Fighter jets are fast. Everybody knows that. As time passes, newer and more advanced fighter jets should be faster, right? Not really. Let’s gather some data and look into that.
If we graph top speeds of the most prominent (meaning, most produced) jets since the 40s, there are a couple of noticeable trends. You can see them in a chart below, representing most of the fighters with over 1000 units produced, and some with slightly less. The most numerous modification (or a couple of them) is represented there, coupled with the date the jet was put into service.
Of course, at first jets were getting faster, racing to the sound barrier. The barrier got broken and things got crazy from there, culminating with planes like F-4 and MiG-25: machines that relied on speed more than anything. But then, somewhere between the 70s and the 80s, it went down. What happened?
Fighter jets are often grouped into generations: between the first and the fifth (the current one) they were advancing in jumps, following technology leaps like developments in avionics, weapons and engines. The first generation of jets were basically WWII-era dogfighters with jet engines attached to them; the last generation employs sophisticated digital, informational and stealth technologies to analyze the battlefield, work in conjunction with other systems and avoid detection.
Speed, in its own way, is just another tool with which the fight can be fought. Whether intercepting the enemy or getting out of trouble, it allows controlling the engagement and dictating the terms on the battlefield.
The great influence of the approach that different fighter jet generations take on speed can be seen in a jagged line that developed between the late 50s and the early 70s: older-generation jets, such as J-6 or F-5E, introduced alongside their more advanced peers, leave a “dent” there.
The situation gets clearer if we take a look at the average maximum speed of each generation. The 3rd generation reached the peak; the 4th became slower. The turning point did not really come between generations, it came at a very particular time. In the early 80s, when the first examples of the 4th generation jets – F-14, F-15 and MiG-31 – were already in service. But even with them, the trend is very clear.
The 4th generation fighter jets did not rely on their speed; maneuverability, situational awareness and advanced weapons became more important. The 5th generation doubled on that, adding stealth into the mix. It compromised the traditional flight characteristics, but the sacrifice had to be accepted.
A couple of caveats have to be made though. First, a lot of early, fast 4th generation fighter jets – mostly F-15s and MiG-31s – still remain in service and supplement newer models with their raw speed. Second, the impression that newer airplanes are less powerful because they can’t reach Mach 3 is not really true: their engines are, on average, not that much weaker. It’s just that their airframes are not optimized for mind-bending speeds, opting for acceleration and maneuverability instead.

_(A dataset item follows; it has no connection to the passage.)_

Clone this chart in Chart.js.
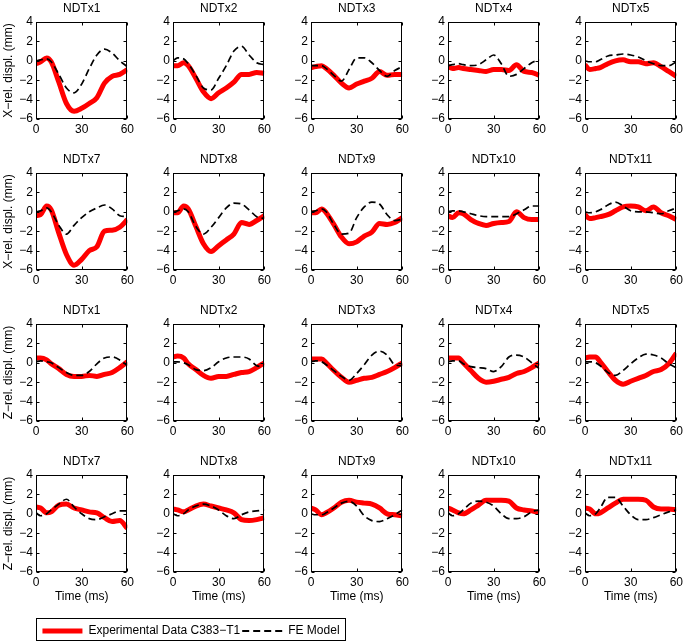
<!DOCTYPE html>
<html>
<head>
<meta charset="utf-8">
<script src="https://cdn.jsdelivr.net/npm/chart.js@4.4.1/dist/chart.umd.min.js"></script>
<style>
  body { margin: 0; background: #fff; overflow: hidden; }
  #wrap { position: relative; width: 685px; height: 642px; overflow: hidden; }
  .panel { position: absolute; }
  .panel canvas { display: block; }
  #legendFrame { position: absolute; left: 36px; top: 618px; width: 310px; height: 23px;
                 border: 1px solid #000; box-sizing: border-box; }
  #legendBox { position: absolute; left: 36px; top: 612px; width: 310px; height: 70px; }
</style>
</head>
<body>
<div id="wrap">
  <div id="legendFrame"></div>
  <div id="legendBox"><canvas id="legendCanvas"></canvas></div>
</div>
<script>
// temps (ms) commun à toutes les courbes
const time = [0, 3, 7, 10, 15, 20, 25, 30, 35, 40, 45, 50, 55, 60];
const topTitles = ['NDTx1', 'NDTx2', 'NDTx3', 'NDTx4', 'NDTx5'];
const bottomTitles = ['NDTx7', 'NDTx8', 'NDTx9', 'NDTx10', 'NDTx11'];
const rowLabels = ['X\u2212rel. displ. (mm)', 'X\u2212rel. displ. (mm)', 'Z\u2212rel. displ. (mm)', 'Z\u2212rel. displ. (mm)'];
const xTicks = [0, 30, 60];
const yTicks = [-6, -4, -2, 0, 2, 4];
const expLabel = 'Experimental Data C383\u2212T1';
const feLabel = 'FE Model';

// X, NDTx1..5
const expX1 = [
  [-0.3, -0.1, 0.3, -0.1, -2.2, -4.4, -5.2, -4.9, -4.4, -3.8, -2.3, -1.6, -1.4, -0.9],
  [-0.5, -0.5, -0.2, -0.5, -1.8, -3.2, -3.9, -3.3, -2.8, -2.2, -1.4, -1.4, -1.2, -1.3],
  [-0.7, -0.6, -0.5, -0.8, -1.5, -2.3, -2.8, -2.4, -2.1, -1.8, -1.1, -1.5, -1.4, -1.4],
  [-0.6, -0.8, -0.7, -0.8, -0.9, -1.0, -1.1, -0.9, -0.9, -1.0, -0.4, -1.1, -1.2, -1.5],
  [-0.4, -0.9, -0.8, -0.7, -0.3, 0.0, 0.1, -0.1, -0.1, -0.3, -0.2, -0.6, -1.1, -1.6]
];
const feX1 = [
  [0.0, 0.1, 0.2, -0.1, -1.4, -2.8, -3.3, -2.4, -0.8, 0.6, 1.2, 0.8, 0.0, -0.6],
  [0.0, 0.3, 0.2, -0.3, -1.5, -2.8, -3.0, -1.8, -0.5, 1.0, 1.5, 0.6, -0.2, -0.4],
  [-0.5, -0.5, -0.5, -0.8, -1.5, -2.1, -0.9, 0.3, 0.3, -0.2, -1.0, -1.6, -1.0, -0.6],
  [-0.5, -0.4, -0.3, -0.4, -0.5, -0.4, 0.1, 0.6, -0.3, -1.6, -1.4, -0.8, -0.2, 0.1],
  [0.0, -0.1, -0.1, 0.1, 0.5, 0.6, 0.7, 0.6, 0.4, 0.0, -0.3, -0.5, -0.5, -0.1]
];
// X, NDTx7..11
const expX2 = [
  [-0.4, -0.3, 0.6, 0.2, -2.2, -4.4, -5.5, -4.9, -4.0, -3.6, -2.0, -1.9, -1.6, -0.8],
  [-0.1, -0.1, 0.6, 0.3, -1.5, -3.3, -4.1, -3.5, -2.9, -2.3, -1.1, -1.3, -0.9, -0.4],
  [-0.1, -0.1, 0.3, -0.1, -1.3, -2.6, -3.3, -3.1, -2.5, -2.1, -1.2, -1.3, -1.1, -0.6],
  [-0.4, -0.6, -0.1, -0.2, -0.8, -1.2, -1.4, -1.2, -1.1, -1.0, 0.0, -0.6, -0.8, -0.8],
  [-0.3, -0.7, -0.6, -0.5, -0.3, 0.1, 0.5, 0.6, 0.5, 0.1, 0.5, -0.1, -0.4, -0.8]
];
const feX2 = [
  [0.0, 0.1, 0.4, 0.0, -1.4, -2.3, -1.4, -0.6, 0.0, 0.4, 0.7, 0.3, -0.4, -0.5],
  [0.0, 0.1, 0.3, 0.0, -1.5, -2.3, -1.6, -0.6, 0.4, 0.9, 0.8, 0.2, -0.5, -0.7],
  [0.0, 0.1, 0.3, 0.0, -1.3, -2.3, -2.2, -0.6, 0.5, 1.0, 0.8, -0.3, -0.9, -0.8],
  [0.0, 0.1, 0.1, 0.0, -0.2, -0.4, -0.5, -0.5, -0.5, -0.5, -0.2, 0.2, 0.6, 0.6],
  [0.0, -0.1, 0.0, 0.2, 0.7, 1.0, 0.6, 0.1, 0.0, 0.0, -0.1, -0.2, 0.1, 0.4]
];
// Z, NDTx1..5
const expZ1 = [
  [0.5, 0.5, 0.3, -0.1, -0.6, -1.2, -1.4, -1.4, -1.3, -1.4, -1.2, -1.0, -0.5, 0.1],
  [0.6, 0.7, 0.5, -0.1, -0.7, -1.3, -1.6, -1.4, -1.4, -1.2, -1.0, -0.9, -0.5, 0.0],
  [0.4, 0.4, 0.4, 0.0, -0.8, -1.5, -2.0, -1.8, -1.6, -1.5, -1.2, -0.9, -0.5, 0.0],
  [0.5, 0.5, 0.5, 0.0, -0.8, -1.6, -2.0, -1.9, -1.7, -1.5, -1.1, -0.9, -0.5, 0.0],
  [0.5, 0.6, 0.6, 0.1, -0.9, -1.8, -2.2, -1.9, -1.6, -1.3, -0.9, -0.7, -0.1, 1.0]
];
const feZ1 = [
  [0.1, 0.2, 0.1, 0.0, -0.5, -1.0, -1.3, -1.3, -0.9, -0.1, 0.5, 0.6, 0.3, -0.3],
  [0.1, 0.1, 0.0, -0.2, -0.7, -0.8, -0.5, 0.1, 0.5, 0.6, 0.6, 0.4, -0.3, -0.4],
  [0.1, 0.2, 0.1, -0.2, -0.8, -1.4, -1.8, -1.1, -0.2, 0.8, 1.2, 0.8, -0.2, -0.3],
  [0.1, 0.2, 0.2, -0.1, -0.4, -0.5, -0.6, -0.9, -0.4, 0.6, 0.8, 0.6, 0.0, -0.6],
  [0.1, 0.1, 0.0, -0.3, -1.0, -1.3, -0.8, -0.1, 0.5, 0.9, 0.8, 0.5, -0.1, -0.5]
];
// Z, NDTx7..11
const expZ2 = [
  [0.7, 0.6, 0.1, 0.2, 0.9, 1.0, 0.6, 0.4, 0.2, 0.1, -0.4, -0.8, -0.7, -1.5],
  [0.5, 0.4, 0.2, 0.4, 0.8, 1.0, 0.8, 0.6, 0.4, 0.1, -0.6, -0.7, -0.6, -0.4],
  [0.6, 0.4, -0.1, 0.1, 0.6, 1.2, 1.4, 1.2, 1.1, 1.0, 0.6, 0.0, -0.1, -0.2],
  [0.6, 0.4, 0.1, 0.0, 0.4, 0.9, 1.4, 1.4, 1.4, 1.3, 0.6, 0.4, 0.3, 0.1],
  [0.6, 0.5, 0.0, 0.1, 0.6, 1.1, 1.5, 1.5, 1.5, 1.4, 0.7, 0.5, 0.5, 0.4]
];
const feZ2 = [
  [0.1, -0.2, 0.0, 0.4, 1.0, 1.5, 0.7, 0.0, -0.5, -0.6, -0.3, 0.0, 0.3, 0.3],
  [0.0, -0.2, 0.0, 0.4, 0.8, 1.0, 0.8, 0.4, -0.2, -0.5, -0.1, 0.2, 0.3, 0.4],
  [0.0, -0.1, -0.1, 0.1, 0.6, 1.1, 1.3, 0.8, -0.2, -0.7, -0.8, -0.5, -0.1, 0.4],
  [0.1, -0.2, 0.0, 0.4, 1.1, 1.3, 1.2, 0.8, 0.0, -0.5, -0.5, -0.3, 0.2, 0.4],
  [0.1, -0.2, 0.0, 0.6, 1.7, 1.7, 0.8, -0.1, -0.6, -0.6, -0.4, -0.1, 0.2, 0.4]
];

const rows = [
  { titles: topTitles, exp: expX1, fe: feX1 },
  { titles: bottomTitles, exp: expX2, fe: feX2 },
  { titles: topTitles, exp: expZ1, fe: feZ1 },
  { titles: bottomTitles, exp: expZ2, fe: feZ2 }
];

// mise en page (pixels)
const colLeft = [36, 173, 311, 448, 585];
const rowTop = [22, 173, 324, 475];
const plotW = 92, plotH = 97, titleH = 21, padR = 9;
const RED = '#ff0000';

Chart.defaults.font.family = '"Liberation Sans", Arial, Helvetica, sans-serif';
Chart.defaults.font.size = 12;
Chart.defaults.color = '#000';

// cadre + graduations vers l'intérieur, style MATLAB
const framePlugin = {
  id: 'frame',
  afterDatasetsDraw(chart) {
    const { ctx, chartArea: a, scales: { x, y } } = chart;
    const L = Math.round(a.left) + 0.5, R = Math.round(a.right) - 0.5;
    const T = Math.round(a.top) + 0.5, B = Math.round(a.bottom) - 0.5;
    ctx.save();
    ctx.strokeStyle = '#000';
    ctx.lineWidth = 1;
    ctx.setLineDash([]);
    ctx.strokeRect(L, T, R - L, B - T);
    ctx.beginPath();
    xTicks.forEach(v => {
      const px = Math.round(x.getPixelForValue(v)) + 0.5;
      ctx.moveTo(px, B); ctx.lineTo(px, B - 3);
      ctx.moveTo(px, T); ctx.lineTo(px, T + 3);
    });
    yTicks.forEach(v => {
      const py = Math.round(y.getPixelForValue(v)) + 0.5;
      ctx.moveTo(L, py); ctx.lineTo(L + 3, py);
      ctx.moveTo(R, py); ctx.lineTo(R - 3, py);
    });
    ctx.stroke();
    ctx.restore();
  }
};

function toPoints(arr) {
  return time.map((t, i) => ({ x: t, y: arr[i] }));
}

const wrap = document.getElementById('wrap');

function makePanel(r, c) {
  const row = rows[r];
  const yw = c === 0 ? 36 : 30;
  const xh = r === 3 ? 40 : 22;
  const div = document.createElement('div');
  div.className = 'panel';
  div.style.left = (colLeft[c] - yw) + 'px';
  div.style.top = (rowTop[r] - titleH) + 'px';
  div.style.width = (yw + plotW + padR) + 'px';
  div.style.height = (titleH + plotH + xh) + 'px';
  const cv = document.createElement('canvas');
  div.appendChild(cv);
  wrap.appendChild(div);

  new Chart(cv, {
    type: 'line',
    data: {
      datasets: [
        {
          label: feLabel,
          data: toPoints(row.fe[c]),
          borderColor: '#000',
          borderWidth: 1.7,
          borderDash: [7, 4],
          pointRadius: 0,
          cubicInterpolationMode: 'monotone',
          fill: false
        },
        {
          label: expLabel,
          data: toPoints(row.exp[c]),
          borderColor: RED,
          borderWidth: 5,
          pointRadius: 0,
          cubicInterpolationMode: 'monotone',
          fill: false
        }
      ]
    },
    options: {
      animation: false,
      responsive: true,
      maintainAspectRatio: false,
      layout: { padding: { left: 0, right: padR, top: 0, bottom: 0 } },
      scales: {
        x: {
          type: 'linear',
          min: 0, max: 60,
          afterBuildTicks: s => { s.ticks = xTicks.map(v => ({ value: v })); },
          afterFit: s => { s.height = xh; },
          grid: { display: false, drawTicks: false },
          border: { display: false },
          ticks: { padding: 3, maxRotation: 0, autoSkip: false },
          title: { display: r === 3, text: 'Time (ms)', padding: { top: 0, bottom: 8 } }
        },
        // axe du haut : sert seulement à centrer le titre du panneau sur la zone de tracé
        xTop: {
          type: 'linear',
          position: 'top',
          min: 0, max: 60,
          afterFit: s => { s.height = titleH; },
          grid: { display: false, drawTicks: false },
          border: { display: false },
          ticks: { display: false },
          title: { display: true, text: row.titles[c], padding: { top: 0, bottom: 0 } }
        },
        y: {
          type: 'linear',
          min: -6, max: 4,
          afterBuildTicks: s => { s.ticks = yTicks.map(v => ({ value: v })); },
          afterFit: s => { s.width = yw; },
          grid: { display: false, drawTicks: false },
          border: { display: false },
          ticks: { padding: 3, callback: v => String(v).replace('-', '\u2212') },
          title: { display: c === 0, text: rowLabels[r], padding: { top: 1, bottom: 0 } }
        }
      },
      plugins: {
        legend: { display: false },
        tooltip: { enabled: false },
        title: { display: false }
      }
    },
    plugins: [framePlugin]
  });
}

for (let r = 0; r < 4; r++) {
  for (let c = 0; c < 5; c++) makePanel(r, c);
}

// légende commune en bas
new Chart(document.getElementById('legendCanvas'), {
  type: 'line',
  data: {
    datasets: [
      { label: expLabel, data: [], borderColor: RED, backgroundColor: RED, borderWidth: 5 },
      { label: feLabel, data: [], borderColor: '#000', backgroundColor: '#000', borderWidth: 2, borderDash: [7, 4] }
    ]
  },
  options: {
    animation: false,
    responsive: true,
    maintainAspectRatio: false,
    layout: { padding: { top: 11, bottom: 0, left: 0, right: 0 } },
    scales: { x: { display: false }, y: { display: false } },
    plugins: {
      tooltip: { enabled: false },
      legend: {
        display: true,
        onClick: null,
        labels: {
          usePointStyle: true,
          pointStyle: 'line',
          pointStyleWidth: 40,
          boxHeight: 12,
          padding: 2,
          font: { size: 12 },
          // reprendre le style du trait (pointillés) du jeu de données
          generateLabels: chart => Chart.defaults.plugins.legend.labels.generateLabels(chart).map(item => {
            const ds = chart.data.datasets[item.datasetIndex];
            item.lineDash = ds.borderDash || [];
            item.lineWidth = ds.borderWidth;
            item.strokeStyle = ds.borderColor;
            return item;
          })
        }
      }
    }
  }
});
</script>
</body>
</html>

Thrust-to-weight ratio is a nice way to illustrate that. It is obtained by dividing the power of aircraft engines (in kilogram/seconds or pound/seconds) by its weight (kilograms or pounds), and shows how much muscle an airplane has for its mass. The bigger the number is, the more force is behind each kilogram, and if it is above 1 – an aircraft can not only fly, but accelerate vertically.
The increase here, although a bit jagged, is clearly visible. 4th and 5th generation fighter jets are often above the 1 ratio line – they are actually more powerful than earlier, faster airplanes. And even those that don’t cross the line, are almost on it. Their ratios are represented with full fuel tanks and optimal armament, but by the time an airplane reaches its destination, a lot of fuel is burned, greatly reducing weight. With just 50% of fuel, almost all 4th and 5th generation fighter jets have thrust-to-weight ratio greater than 1.
So, while fighter jets have lost their speed, they did so on purpose and did not become any weaker in the process.